Phillies starter Bob Miller matched up against rookie Whitey Ford, making his first World Series appearance, as the Yankees tried to wrap up the Series in four straight. New York scored two runs in the first inning when Gene Woodling reached when second baseman Mike Goliat misplayed his ground ball, moved to second on a ground ball, and scored on Yogi Berra's single. After a wild pitch, Joe DiMaggio's RBI double made it 2–0 Yankees. Berra hit a leadoff home run in the sixth off of Jim Konstanty, who then hit DiMaggio with a pitch. After a groundout, Bobby Brown's RBI triple and Hank Bauer's sacrifice fly made it 5–0 Yankees. The first two Phils reached base in the ninth via a single and hit-by-pitch before Ford got the next two outs. Andy Seminick then flied to left, but left fielder Gene Woodling dropped what looked like the Series-ending out, allowing two runs to score. Mike Goliat kept the inning going with a hit, and Stengel removed Ford to bring in Allie Reynolds. Reynolds struck out pinch-hitter Stan Lopata, giving the Yanks a 5–2 win and the World Series victory.

The Phillies failed to hit a home run in the entire World Series. No other team has matched that dubious feat since.

October 7, 1950 1:00 pm (ET) at Yankee Stadium in Bronx, New York
| Team | 1 | 2 | 3 | 4 | 5 | 6 | 7 | 8 | 9 | R | H | E |
| Philadelphia | 0 | 0 | 0 | 0 | 0 | 0 | 0 | 0 | 2 | 2 | 7 | 1 |
| New York | 2 | 0 | 0 | 0 | 0 | 3 | 0 | 0 | X | 5 | 8 | 2 |
WP: Whitey Ford (1–0) LP: Bob Miller (0–1) Sv: Allie Reynolds (1) Home runs: PHI: None NYY: Yogi Berra (1)

==Composite box==
1950 World Series (4–0): New York Yankees (A.L.) over Philadelphia Phillies (N.L.)

The winning margin of six runs remains the lowest for a four-game sweep, later equaled in 2005.

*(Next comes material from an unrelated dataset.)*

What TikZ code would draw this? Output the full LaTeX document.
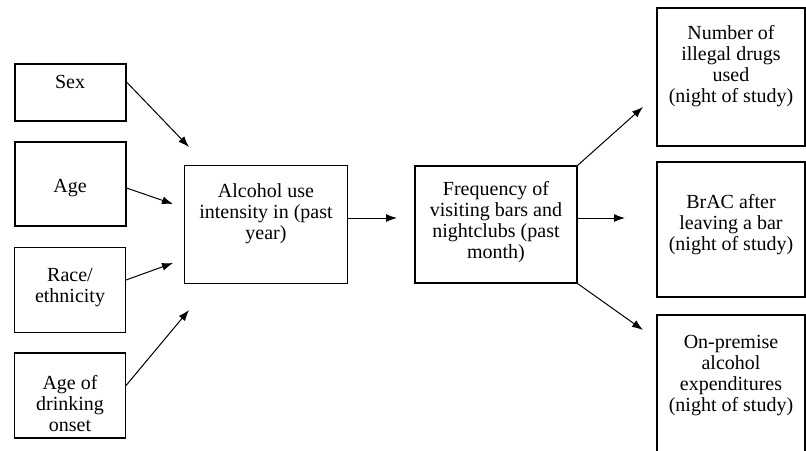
\documentclass[tikz,border=0pt]{standalone}
\usepackage{fontspec}
\setmainfont{Liberation Serif}
\usetikzlibrary{positioning,arrows.meta}

\begin{document}
\begin{tikzpicture}[x=1pt, y=-1pt,
    box/.style={draw, line width=1.1pt, inner sep=0pt},
    txt/.style={align=center, inner sep=0pt, font=\fontsize{20}{21}\selectfont},
    arr/.style={line width=1pt, -{Latex[length=11pt,width=8pt]}}]
    \useasboundingbox (0,0) rectangle (806,450);
    \clip (0,0) rectangle (806,450);

    % left column
    \node[box, minimum width=111pt, minimum height=57pt] (sex) at (70.5,92.5) {};
    \node[box, minimum width=111pt, minimum height=84pt] (age) at (70.5,184) {};
    \node[box, minimum width=111pt, minimum height=85pt] (race) at (70,290) {};
    \node[box, minimum width=111pt, minimum height=85pt] (onset) at (70,395.5) {};
    \node[txt] (sexT) at (70,82) {Sex};
    \node[txt] (ageT) at (70,188) {Age};
    \node[txt] (raceT) at (70,288) {Race/\\ethnicity};
    \node[txt] (onsetT) at (70,404) {Age of\\drinking\\onset};

    % middle
    \node[box, minimum width=163pt, minimum height=118pt] (alc) at (266,224.5) {};
    \node[box, minimum width=162pt, minimum height=117pt] (freq) at (496,224.5) {};
    \node[txt] (alcT) at (266,214) {Alcohol use\\intensity in (past\\year)};
    \node[txt] (freqT) at (496,222) {Frequency of\\visiting bars and\\nightclubs (past\\month)};

    % right column
    \node[box, minimum width=148pt, minimum height=138pt] (drugs) at (731,77) {};
    \node[box, minimum width=148pt, minimum height=135pt] (brac) at (731,229.5) {};
    \node[box, minimum width=148pt, minimum height=140pt] (spend) at (731,385) {};
    \node[txt] (drugsT) at (731,66) {Number of\\illegal drugs\\used\\(night of study)};
    \node[txt] (bracT) at (731,225) {BrAC after\\leaving a bar\\(night of study)};
    \node[txt] (spendT) at (731,376) {On-premise\\alcohol\\expenditures\\(night of study)};

    % arrow tips
    \coordinate (sexTip) at (189,147);
    \coordinate (ageTip) at (173,204);
    \coordinate (raceTip) at (173,263);
    \coordinate (onsetTip) at (189,310);
    \coordinate (freqIn) at (397,218);
    \coordinate (drugsTip) at (643,107);
    \coordinate (bracTip) at (625,218);
    \coordinate (spendTip) at (643,330);

    \draw[arr] (sex.east |- sexT) -- (sexTip);
    \draw[arr] (age.east |- ageT) -- (ageTip);
    \draw[arr] ([yshift=10pt]race.east) -- (raceTip);
    \draw[arr] ([yshift=10pt]onset.east) -- (onsetTip);
    \draw[arr] (alc.east |- freqIn) -- (freqIn);
    \draw[arr] (freq.north east) -- (drugsTip);
    \draw[arr] (freq.east |- bracTip) -- (bracTip);
    \draw[arr] (freq.south east) -- (spendTip);
\end{tikzpicture}
\end{document}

| Team | 1 | 2 | 3 | 4 | 5 | 6 | 7 | 8 | 9 | 10 | R | H | E |
| New York Yankees | 2 | 1 | 1 | 1 | 0 | 3 | 0 | 1 | 1 | 1 | 11 | 30 | 2 |
| Philadelphia Phillies | 0 | 0 | 0 | 0 | 1 | 1 | 1 | 0 | 2 | 0 | 5 | 26 | 4 |
Total attendance: 196,009 Average attendance: 49,002 Winning player's share: $5,738 Losing player's share: $4,081

==Earned runs==
- During the Series, the New York Yankees pitching rotation only allowed three earned runs and finished the Fall Classic with a combined 0.73 ERA. The other pitching staffs with a combined World Series ERA less than 1.00:

| League | Team | ERA | Year |
|---|---|---|---|
| N.L. | New York Giants | 0.00 | 1905 |
| A.L. | Baltimore Orioles | 0.50 | 1966 |
| N.L. | Chicago Cubs | 0.75 | 1907 |
| A.L. | Cleveland Indians | 0.89 | 1920 |

==Aftermath==
The Phillies once again fell into a slump after the World Series loss. Their next postseason appearance would come in 1976, where they were swept by the eventual World Series champion Cincinnati Reds in the NLCS. The Phillies would eventually return to the World Series in 1980, where they defeated the Kansas City Royals in six games for their first championship after a 77-year wait.

This was the second of five straight championships won by the Yankees. They would complete their second three-peat in team history the next year by defeating their cross-town rivals in the New York Giants in six games.